Datasets that make for interesting projects:

Dataset Source Good for
NYC Taxi Trips NYC Open Data Regression, time-series, EDA
IMDb Movies Kaggle Classification, NLP, EDA
Customer Churn (Telco) Kaggle Binary classification
Stack Overflow Survey Stack Overflow EDA, survey analysis
COVID-19 Johns Hopkins GitHub Time-series, visualisation
Open Food Facts OpenFoodFacts.org Clustering, feature engineering

Tip

Choose a dataset where the business question is obvious. "Which customers will churn?" is a better project question than "explore this dataset." The project question drives every decision downstream and makes your README much easier to write.


Pinning Your Repos

Pin exactly 3–6 repositories. Anything fewer looks sparse. Anything more dilutes focus.

Pin in this order: 1. Your strongest end-to-end ML project 2. Your strongest EDA or analysis project 3. Any project with a live demo (Streamlit app, GitHub Pages, etc.) 4. A SQL analysis project if you have one 5. One more strong project if you have it

Do not pin: - Tutorial follow-alongs - Course assignment repos - Repos that start with "learn-" or "tutorial-" or "practice-" - Repos with fewer than 5 commits and no README

Warning

Default GitHub shows repositories sorted by most recently updated. Without pinning, an interviewer who visits your profile might see your most recent toy project at the top, not your strongest work. Pin deliberately.


GitHub Profile README

A profile README (yourusername/yourusername/README.md) appears at the top of your GitHub profile. Keep it short.

## Hi, I am [Name]

Data scientist with a focus on [your focus: e.g., customer analytics, NLP, time-series].
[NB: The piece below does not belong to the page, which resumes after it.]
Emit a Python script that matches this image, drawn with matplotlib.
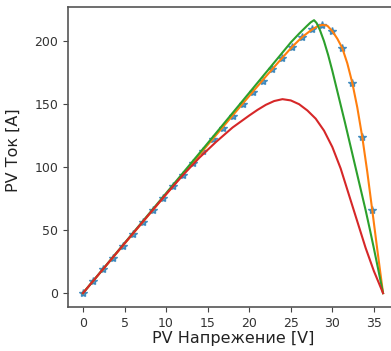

Currently working on: [one sentence on your current project].

**Stack:** Python · SQL · scikit-learn · pandas · [2–3 more relevant tools]
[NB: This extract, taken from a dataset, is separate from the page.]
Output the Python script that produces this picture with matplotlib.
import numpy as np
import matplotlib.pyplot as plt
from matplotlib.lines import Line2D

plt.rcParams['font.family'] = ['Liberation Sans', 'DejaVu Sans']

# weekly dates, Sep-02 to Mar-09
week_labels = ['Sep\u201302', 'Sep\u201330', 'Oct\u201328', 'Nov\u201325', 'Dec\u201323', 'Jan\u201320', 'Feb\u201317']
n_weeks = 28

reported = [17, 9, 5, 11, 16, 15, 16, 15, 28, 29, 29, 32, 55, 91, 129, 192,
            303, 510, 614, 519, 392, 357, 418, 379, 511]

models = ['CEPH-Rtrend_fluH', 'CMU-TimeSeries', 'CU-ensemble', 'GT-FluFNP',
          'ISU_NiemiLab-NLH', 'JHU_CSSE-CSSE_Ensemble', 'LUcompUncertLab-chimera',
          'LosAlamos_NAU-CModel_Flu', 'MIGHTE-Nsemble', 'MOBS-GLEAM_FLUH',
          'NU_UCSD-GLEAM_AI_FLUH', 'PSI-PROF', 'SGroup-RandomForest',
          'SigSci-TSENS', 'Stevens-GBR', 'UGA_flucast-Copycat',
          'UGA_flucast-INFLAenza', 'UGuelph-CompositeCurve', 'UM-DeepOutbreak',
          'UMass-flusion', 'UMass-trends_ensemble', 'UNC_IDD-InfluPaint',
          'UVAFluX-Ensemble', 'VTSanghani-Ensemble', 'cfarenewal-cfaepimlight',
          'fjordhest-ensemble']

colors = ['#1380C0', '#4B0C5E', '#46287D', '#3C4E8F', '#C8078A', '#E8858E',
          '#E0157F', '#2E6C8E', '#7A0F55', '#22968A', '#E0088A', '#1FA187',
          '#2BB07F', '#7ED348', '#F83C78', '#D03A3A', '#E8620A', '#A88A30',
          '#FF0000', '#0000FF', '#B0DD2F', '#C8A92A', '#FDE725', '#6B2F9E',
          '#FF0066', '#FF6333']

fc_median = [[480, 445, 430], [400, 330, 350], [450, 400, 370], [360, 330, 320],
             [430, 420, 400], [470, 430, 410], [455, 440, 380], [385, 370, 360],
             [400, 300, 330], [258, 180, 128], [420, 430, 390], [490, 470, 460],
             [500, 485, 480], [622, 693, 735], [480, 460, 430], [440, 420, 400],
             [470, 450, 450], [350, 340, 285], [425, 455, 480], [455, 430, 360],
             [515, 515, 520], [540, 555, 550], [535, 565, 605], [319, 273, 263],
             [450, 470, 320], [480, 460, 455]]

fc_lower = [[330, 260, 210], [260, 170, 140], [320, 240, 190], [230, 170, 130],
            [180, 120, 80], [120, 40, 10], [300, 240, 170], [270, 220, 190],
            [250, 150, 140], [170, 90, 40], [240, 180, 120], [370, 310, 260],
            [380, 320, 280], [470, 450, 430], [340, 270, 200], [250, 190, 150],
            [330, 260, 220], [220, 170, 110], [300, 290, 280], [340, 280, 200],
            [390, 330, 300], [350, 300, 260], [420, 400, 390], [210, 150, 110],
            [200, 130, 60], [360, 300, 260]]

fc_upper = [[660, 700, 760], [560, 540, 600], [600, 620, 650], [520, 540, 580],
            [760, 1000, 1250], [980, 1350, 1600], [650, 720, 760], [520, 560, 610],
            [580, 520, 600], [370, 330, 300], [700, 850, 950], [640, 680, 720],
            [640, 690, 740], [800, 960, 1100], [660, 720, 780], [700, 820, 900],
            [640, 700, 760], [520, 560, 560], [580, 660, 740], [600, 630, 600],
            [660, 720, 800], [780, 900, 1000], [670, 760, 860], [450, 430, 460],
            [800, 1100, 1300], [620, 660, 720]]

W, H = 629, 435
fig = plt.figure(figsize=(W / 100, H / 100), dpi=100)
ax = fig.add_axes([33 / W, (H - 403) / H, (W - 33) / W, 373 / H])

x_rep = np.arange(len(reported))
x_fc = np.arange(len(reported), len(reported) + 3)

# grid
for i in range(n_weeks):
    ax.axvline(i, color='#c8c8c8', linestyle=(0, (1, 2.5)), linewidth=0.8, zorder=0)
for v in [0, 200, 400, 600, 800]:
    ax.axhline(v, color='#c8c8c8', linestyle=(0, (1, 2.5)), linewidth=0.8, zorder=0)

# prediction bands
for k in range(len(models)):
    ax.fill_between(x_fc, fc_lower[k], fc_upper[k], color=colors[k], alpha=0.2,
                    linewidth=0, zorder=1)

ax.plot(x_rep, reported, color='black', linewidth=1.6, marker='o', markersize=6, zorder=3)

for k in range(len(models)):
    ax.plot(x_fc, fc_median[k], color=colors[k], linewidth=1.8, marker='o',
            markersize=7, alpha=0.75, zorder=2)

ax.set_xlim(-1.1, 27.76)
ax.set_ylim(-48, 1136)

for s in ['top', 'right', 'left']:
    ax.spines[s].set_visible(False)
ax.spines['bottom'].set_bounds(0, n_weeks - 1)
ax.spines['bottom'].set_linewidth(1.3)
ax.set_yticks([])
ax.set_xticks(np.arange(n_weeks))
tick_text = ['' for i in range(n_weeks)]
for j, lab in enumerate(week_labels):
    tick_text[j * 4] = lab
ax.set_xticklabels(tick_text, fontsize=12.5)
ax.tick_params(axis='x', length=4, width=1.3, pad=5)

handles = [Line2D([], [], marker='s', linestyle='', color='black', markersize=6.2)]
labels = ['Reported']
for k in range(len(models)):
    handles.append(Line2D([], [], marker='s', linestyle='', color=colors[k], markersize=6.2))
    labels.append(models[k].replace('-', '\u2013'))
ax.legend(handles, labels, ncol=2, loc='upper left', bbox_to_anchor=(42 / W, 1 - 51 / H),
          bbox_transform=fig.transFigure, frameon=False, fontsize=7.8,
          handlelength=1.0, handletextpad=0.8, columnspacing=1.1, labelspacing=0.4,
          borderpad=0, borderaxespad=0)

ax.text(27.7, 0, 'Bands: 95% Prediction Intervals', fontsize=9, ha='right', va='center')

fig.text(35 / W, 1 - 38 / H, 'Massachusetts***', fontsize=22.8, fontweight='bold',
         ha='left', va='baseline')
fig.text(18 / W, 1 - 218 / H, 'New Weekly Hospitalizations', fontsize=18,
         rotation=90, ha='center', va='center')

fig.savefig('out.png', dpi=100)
[LinkedIn](your-link) | [Portfolio](your-link if you have one)

Do not include skill bars, animated badges, or walls of technology logos. These are visual noise. Write one clear sentence about what you work on.

Success

The profile README is the first thing someone reads when they visit your profile page directly. A focused, honest two-paragraph profile reads as confidence. A profile packed with every technology you have ever touched reads as insecurity.